Sir Keir Starmer is attempting to put Labour's position on the Israel-Hamas conflict to a vote, in a bid to maintain party unity.
The party has tabled a Commons amendment reflecting concerns over the civilian death toll, and urging longer pauses in the fighting to deliver aid.
But it echoes the Labour leader's position, and stops short of urging an immediate ceasefire in the conflict.
Dozens of Labour MPs have defied their leader to call for a ceasefire.
And 19 members of the frontbench have also publicly diverged from their party's official position.
One of them, shadow minister Imran Hussain, quit his position last week in order to campaign for an immediate ceasefire.
In addition, nearly 50 councillors have resigned from the party, over the leadership's position on the war.
Sir Keir has argued that a ceasefire would not be appropriate, because it would freeze the conflict and embolden Hamas.
Instead, Labour, like the Conservative government, the United States and the European Union, is calling for "humanitarian pauses" to help aid reach Gaza.
Compared with a formal ceasefire, these pauses tend to last for short periods of time, sometimes just a few hours. And they are implemented with the aim of providing humanitarian support only, as opposed to achieving long-term political solutions.
Last week, the US said Israel would begin to implement daily four-hour military pauses in areas of northern Gaza.
On Tuesday, shadow foreign secretary David Lammy called for a "comprehensive" humanitarian pause, while Foreign Office Minister Andrew Mitchell said "longer pauses that cover wider areas will be needed".
Labour's position is set to come under significant strain on Wednesday, with the Scottish National Party likely to secure a vote calling for a ceasefire.
This is also an amendment to the King's Speech, Prime Minister Rishi Sunak's programme for government unveiled last week.
Amid fears that several frontbenchers might resign their positions in order to vote for the SNP motion, Labour has submitted an amendment of its own, but it will be for Commons Speaker Sir Lindsay Hoyle to decide if either - or both - motions should be put to a vote on Wednesday.
The text of the Labour amendment supports Israel's right to self-defence after Hamas's "horrific terrorist attack" on 7 October, in which 1,200 people were killed and more than 200 taken hostage. It calls for the immediate release of all hostages.
But it also says there has been "too much suffering, including far too many deaths of innocent civilians and children" since Israel began striking Gaza in response.
The Hamas-run health ministry says more than 11,000 people have been killed in Gaza since then - of whom more than 4,500 were children.
The amendment calls on Israel to "protect hospitals and lift the siege conditions" on the territory, and urges longer humanitarian pauses to allow aid "on a scale that begins to meet the desperate needs of the people of Gaza".
It says this is a "necessary step to an enduring cessation of fighting as soon as possible and a credible, diplomatic and political process to deliver the lasting peace of a two-state solution".

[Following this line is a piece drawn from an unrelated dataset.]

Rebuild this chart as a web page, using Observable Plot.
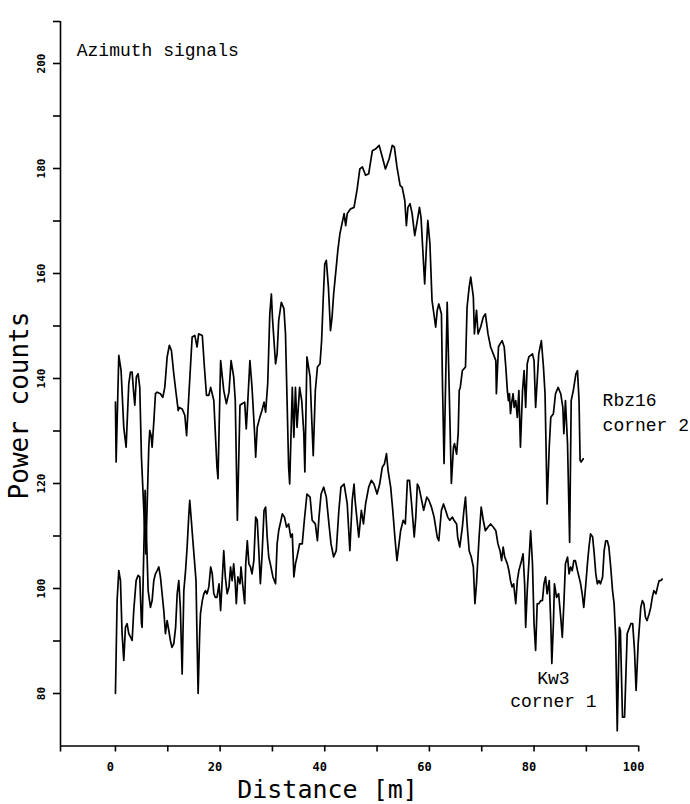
<!DOCTYPE html>
<html>
<head>
<meta charset="utf-8">
<script src="https://cdn.jsdelivr.net/npm/d3@7"></script>
<script src="https://cdn.jsdelivr.net/npm/@observablehq/plot@0.6"></script>
<style>
  html, body { margin: 0; padding: 0; background: #fff; }
  #chart svg { display: block; }
</style>
</head>
<body>
<div id="chart"></div>
<script>
// ---- Data ----
const rbzDistance = [0.0,0.13,0.64,1.08,1.59,2.04,2.55,2.87,3.19,3.5,3.7,4.0,4.33,4.65,4.97,5.8,6.37,6.56,6.82,7.01,7.33,7.65,7.97,8.6,9.05,9.43,9.88,10.3,10.7,11.15,11.6,12.0,12.2,12.75,13.26,13.6,13.9,14.34,14.66,15.17,15.6,15.9,16.6,17.0,17.4,17.85,18.2,18.8,19.4,19.6,20.1,20.7,21.2,21.7,22.1,22.6,22.9,23.3,23.8,24.2,24.7,25.0,25.2,25.7,26.1,26.6,26.8,27.1,27.6,28.0,28.4,28.7,29.1,29.5,29.8,30.0,30.3,30.6,30.9,31.2,31.7,32.2,32.5,32.8,33.1,33.3,33.8,34.1,34.4,34.7,35.2,35.6,36.0,36.2,36.6,37.2,37.5,37.8,38.2,38.6,39.1,39.4,39.7,40.0,40.3,40.7,41.1,41.4,41.7,42.2,42.5,42.9,43.3,43.7,44.0,44.3,44.9,45.6,46.2,46.7,47.2,47.8,48.4,49.1,49.7,50.4,51.0,51.6,52.3,52.9,53.3,53.8,54.4,54.8,55.3,55.6,55.9,56.3,56.7,57.2,57.7,58.1,58.4,58.8,59.1,59.4,59.7,60.1,60.5,60.9,61.2,61.5,61.8,62.3,62.5,62.8,63.4,64.2,64.6,64.8,65.2,65.5,65.7,65.9,66.3,66.9,67.2,67.6,67.9,68.4,68.6,69.0,69.3,69.8,70.3,70.7,71.2,71.7,72.2,72.7,72.8,73.2,73.5,73.9,74.3,74.6,74.9,75.1,75.3,75.5,75.7,76.0,76.2,76.5,76.8,77.1,77.4,77.8,78.1,78.4,78.7,79.0,79.7,80.0,80.3,80.9,81.4,81.8,82.1,82.5,82.9,83.2,83.7,84.1,84.6,85.1,85.5,85.7,86.0,86.4,86.8,87.1,87.5,88.0,88.3,88.6,88.8,89.0,89.4];
const rbzCounts = [135.5,124.1,144.4,141.5,130.7,126.9,139.0,141.2,141.2,137.1,134.9,140.3,140.9,138.3,125.0,106.6,126.9,130.1,129.1,126.9,131.7,137.1,137.4,137.1,136.4,138.3,144.1,146.3,145.3,140.9,137.1,133.9,134.5,134.2,133.0,129.1,134.5,142.3,147.9,148.2,146.0,148.5,148.2,142.2,136.8,136.8,138.3,135.8,123.1,120.9,143.4,137.7,135.2,137.4,143.4,140.3,135.8,113.0,134.9,135.2,135.5,130.4,133.9,143.4,138.3,129.5,125.0,130.7,132.6,133.9,135.5,133.6,139.0,152.3,156.1,151.7,147.2,142.8,144.7,151.0,154.5,153.3,148.5,135.8,123.1,119.9,138.3,128.8,138.3,130.7,138.3,135.8,129.5,122.2,144.1,140.3,132.6,125.3,137.7,142.2,142.8,147.2,154.9,161.8,162.5,157.4,149.1,151.7,156.1,161.2,164.4,167.6,169.5,171.4,169.1,171.4,172.3,172.6,176.1,179.9,180.3,178.7,179.0,183.4,183.7,184.4,182.2,179.9,181.8,184.4,184.1,180.3,176.8,176.4,173.9,169.1,172.6,173.3,171.4,167.2,170.1,172.6,170.7,163.4,158.0,164.4,170.1,165.7,154.9,152.0,149.8,153.0,154.2,152.3,139.0,123.8,154.5,120.0,126.9,127.6,125.6,129.5,137.7,138.3,141.5,142.2,153.6,157.4,159.3,155.5,148.5,153.0,148.5,149.8,151.7,152.3,148.5,146.0,144.7,143.4,137.1,146.0,146.6,147.2,146.0,142.2,137.7,135.8,137.1,133.3,135.2,137.1,134.5,135.8,132.6,137.7,126.9,137.7,141.5,134.5,142.8,144.1,144.7,143.4,134.5,144.7,147.2,142.2,137.1,116.1,126.9,132.6,133.3,137.1,138.3,137.1,134.5,129.5,135.8,127.6,108.8,135.8,137.7,140.9,141.5,135.8,124.4,124.1,124.7];

const kwDistance = [0.0,0.32,0.64,0.96,1.27,1.59,1.91,2.23,2.55,3.19,3.5,3.95,4.33,4.65,4.97,5.1,5.67,6.25,6.69,7.01,7.33,7.65,7.97,8.29,8.6,8.92,9.24,9.56,9.88,10.2,10.5,10.8,11.15,11.5,11.8,12.1,12.4,12.75,13.07,13.4,13.7,14.0,14.2,14.5,14.8,15.1,15.4,15.6,15.8,16.1,16.25,16.6,16.9,17.2,17.5,17.85,18.2,18.5,18.8,19.1,19.4,19.8,20.1,20.4,20.7,21.0,21.35,21.7,22.0,22.3,22.6,22.9,23.1,23.4,23.8,24.0,24.3,24.7,24.9,25.2,25.5,25.8,26.1,26.45,26.8,27.1,27.4,27.7,28.0,28.4,28.7,29.0,29.3,29.6,30.1,30.6,30.9,31.2,31.9,32.3,32.7,33.1,33.5,33.8,34.1,34.4,34.7,35.2,35.7,36.1,36.6,37.2,37.6,38.2,38.6,38.9,39.3,39.8,40.3,40.8,41.2,41.7,42.2,42.7,43.1,43.7,44.3,44.8,45.25,45.6,45.8,46.5,47.0,47.4,47.8,48.4,48.9,49.4,50.0,50.5,51.0,51.4,51.8,52.1,52.6,53.0,53.4,53.8,54.2,54.5,55.0,55.4,55.8,56.2,56.6,57.1,57.4,57.7,58.0,58.4,58.9,59.5,59.9,60.4,60.9,61.5,61.8,62.3,62.7,63.1,63.5,63.9,64.4,64.7,65.2,65.4,65.8,66.3,66.6,66.9,67.2,67.6,68.0,68.4,68.7,69.0,69.5,69.9,70.3,70.7,71.2,71.7,72.2,72.7,73.1,73.5,73.8,74.1,74.4,74.9,75.2,75.5,75.8,76.1,76.5,76.8,77.1,77.6,77.9,78.2,78.4,78.7,79.0,79.35,79.7,80.0,80.3,80.6,80.9,81.3,81.6,81.9,82.2,82.5,82.9,83.2,83.4,83.7,83.9,84.3,84.7,85.1,85.4,85.7,86.0,86.4,86.7,87.0,87.3,87.6,87.9,88.3,88.6,88.9,89.2,89.5,89.9,90.2,90.5,90.8,91.2,91.5,91.8,92.1,92.4,92.7,93.1,93.4,93.7,94.0,94.3,94.65,95.0,95.3,95.6,95.9,96.3,96.5,96.9,97.3,97.8,98.5,98.85,99.2,99.5,99.9,100.4,100.7,101.0,101.3,101.6,102.0,102.3,102.6,102.9,103.3,103.6,103.9,104.2,104.5];
const kwCounts = [80.0,97.7,103.4,101.5,91.4,86.3,92.6,93.3,91.4,90.1,95.8,101.5,102.5,102.2,93.3,92.6,118.7,99.6,96.4,97.7,101.5,102.8,103.4,104.1,102.2,99.0,95.8,91.4,93.9,92.0,90.1,88.8,89.5,92.6,99.0,101.5,96.4,83.7,99.6,103.4,107.9,113.6,116.8,113.0,109.1,105.3,101.5,90.1,80.0,91.4,95.2,97.7,99.0,99.6,99.0,100.3,104.1,102.8,99.0,98.3,98.3,100.9,95.8,101.5,107.2,102.2,99.0,100.3,104.1,101.5,104.7,100.9,97.1,102.2,100.9,104.1,100.9,97.1,104.7,109.1,104.7,104.1,102.8,105.3,113.6,113.0,107.2,100.9,106.0,114.9,115.5,109.8,106.0,104.7,102.2,100.9,108.5,111.0,114.2,113.6,111.7,112.3,109.8,110.4,102.2,104.7,106.0,108.5,108.5,113.0,118.0,117.4,113.0,112.3,109.1,113.6,118.0,119.3,117.4,112.3,108.5,106.0,107.2,114.9,119.3,119.9,116.1,107.2,116.8,119.9,116.8,109.8,114.9,112.3,116.1,119.3,120.6,119.9,118.0,119.9,123.1,123.7,125.7,122.5,119.3,114.9,109.8,105.3,108.5,111.0,113.0,112.3,120.6,120.6,116.1,109.8,113.6,119.9,119.3,117.4,114.9,117.4,116.8,115.5,113.6,109.8,109.1,114.9,116.1,114.9,113.6,113.0,113.6,113.0,112.3,109.8,107.9,111.7,114.9,117.4,112.3,107.2,106.0,104.1,97.1,100.9,109.8,115.5,113.0,111.0,111.7,112.3,111.7,111.0,108.5,107.2,105.3,107.9,106.0,104.7,103.4,101.5,100.3,100.9,97.1,101.5,103.4,105.3,106.6,100.9,92.6,99.6,104.7,111.0,104.7,93.3,88.2,97.1,97.1,97.7,97.7,100.9,102.2,99.0,101.5,93.3,85.7,93.3,100.9,98.3,99.0,94.5,90.7,97.1,104.7,106.0,102.8,104.1,103.4,105.3,105.3,103.4,102.2,100.9,99.0,96.4,100.9,104.7,107.9,110.4,109.8,106.6,102.8,100.9,101.5,100.9,102.2,107.2,109.1,109.1,107.9,104.1,99.6,97.1,90.7,72.9,92.6,92.0,75.5,75.5,91.4,93.3,93.3,88.2,80.6,89.5,96.4,97.7,97.1,94.5,93.9,95.2,96.4,98.3,99.6,99.0,100.3,101.5,101.5,101.8];

const xTickValues = [0, 10, 20, 30, 40, 50, 60, 70, 80, 90, 100];
const xTickLabels = [0, 20, 40, 60, 80, 100];
const yTickValues = [80, 90, 100, 110, 120, 130, 140, 150, 160, 170, 180, 190, 200];
const yTickLabels = [80, 100, 120, 140, 160, 180, 200];

const xTitle = "Distance [m]";
const yTitle = "Power counts";
const chartNote = "Azimuth signals";
const rbzLabel = "Rbz16\ncorner 2";
const kwLabel = "Kw3\ncorner 1";

// ---- Build tables ----
const rbz = rbzDistance.map((d, i) => ({distance: d, counts: rbzCounts[i]}));
const kw = kwDistance.map((d, i) => ({distance: d, counts: kwCounts[i]}));

const xMin = -10.5, xAxisEnd = 100, yMin = 70, yAxisEnd = 208;
const tickFont = "DejaVu Sans Mono, monospace";
const titleFont = "DejaVu Sans Mono, monospace";
const noteFont = "Liberation Mono, Courier New, monospace";

const chart = Plot.plot({
  width: 690,
  height: 804,
  marginLeft: 60,
  marginRight: 0,
  marginTop: 10.5,
  marginBottom: 58.5,
  style: {background: "#fff", color: "#000"},
  x: {domain: [xMin, 109.9], axis: null},
  y: {domain: [yMin, 210], axis: null},
  marks: [
    // axis lines
    Plot.ruleX([xMin], {y1: yMin, y2: yAxisEnd, stroke: "#000", strokeWidth: 1.6}),
    Plot.ruleY([yMin], {x1: xMin, x2: xAxisEnd, stroke: "#000", strokeWidth: 1.6}),
    // ticks
    Plot.axisY({ticks: [...yTickValues, yAxisEnd], tickSize: 7, tickFormat: () => "", label: null, strokeWidth: 1.6}),
    Plot.axisX({ticks: [xMin, ...xTickValues], tickSize: 6, tickFormat: () => "", label: null, strokeWidth: 1.6}),
    // tick labels
    Plot.text(yTickLabels, {x: xMin, y: d => d, text: d => String(d), rotate: -90, dx: -19,
      fontSize: 11, fontWeight: "bold", fontFamily: tickFont}),
    Plot.text(xTickLabels, {x: d => d, y: yMin, text: d => String(d), dy: 21, dx: -5,
      fontSize: 12, fontWeight: "bold", fontFamily: tickFont}),
    // series
    Plot.line(rbz, {x: "distance", y: "counts", stroke: "#000", strokeWidth: 1.7}),
    Plot.line(kw, {x: "distance", y: "counts", stroke: "#000", strokeWidth: 1.7}),
    // titles
    Plot.text([yTitle], {frameAnchor: "left", text: d => d, rotate: -90, textAnchor: "middle", lineAnchor: "middle",
      dx: -41, dy: 27, fontSize: 26, fontFamily: titleFont, letterSpacing: 3.5}),
    Plot.text([xTitle], {frameAnchor: "bottom", text: d => d, textAnchor: "middle", lineAnchor: "middle",
      dx: -48, dy: 44, fontSize: 25, fontFamily: titleFont}),
    // annotations
    Plot.text([chartNote], {x: -7.4, y: 202.5, text: d => d, textAnchor: "start",
      fontSize: 18, fontFamily: noteFont}),
    Plot.text([rbzLabel], {x: 93.1, y: 133.9, text: d => d, textAnchor: "start", lineHeight: 1.4,
      fontSize: 18, fontFamily: noteFont}),
    Plot.text([kwLabel], {x: 83.7, y: 81, text: d => d, textAnchor: "middle", lineHeight: 1.25,
      fontSize: 18, fontFamily: noteFont})
  ]
});

document.getElementById("chart").append(chart);
</script>
</body>
</html>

Shadow cabinet minister Lisa Nandy did not say how Labour MPs would be expected to vote on the SNP motion if it is selected, adding this was "a matter for the chief whip".
However, Labour sources have told the BBC that frontbenchers will be ordered to abstain if the SNP motion is picked.
The SNP motion says it "unequivocally condemns the horrific killings by Hamas and the taking of hostages" and "reaffirms that there must be an end to the collective punishment of the Palestinian people".
It calls for "the urgent release of all hostages and an end to the siege of Gaza to allow vital supplies of food, fuel, medicine and water to reach the civilian population".
It also notes "the growing calls for an immediate humanitarian ceasefire from the United Nations and its aid agencies; and therefore call on the Government to join with the international community in urgently pressing all parties to agree to an immediate ceasefire".
Supporters of Sir Keir's position are optimistic that the gambit could mean most resignations are avoided.
However, they concede that the question of backing a ceasefire has become the central issue for some of the MPs.
Sir Keir faced a backlash within his party for suggesting, during an interview in the days after Hamas's 7 October attack, Israel had the right to cut water and electricity off in Gaza as part of its response.
His spokesman later said he had meant only to say Israel had a general right to self-defence.
Sir Keir gave a speech at the end of last month to say he understood calls within his party for a ceasefire, while also arguing it was not the "correct position".
But he has continued to face pressure on his stance since then, with more MPs and councillors defying his position.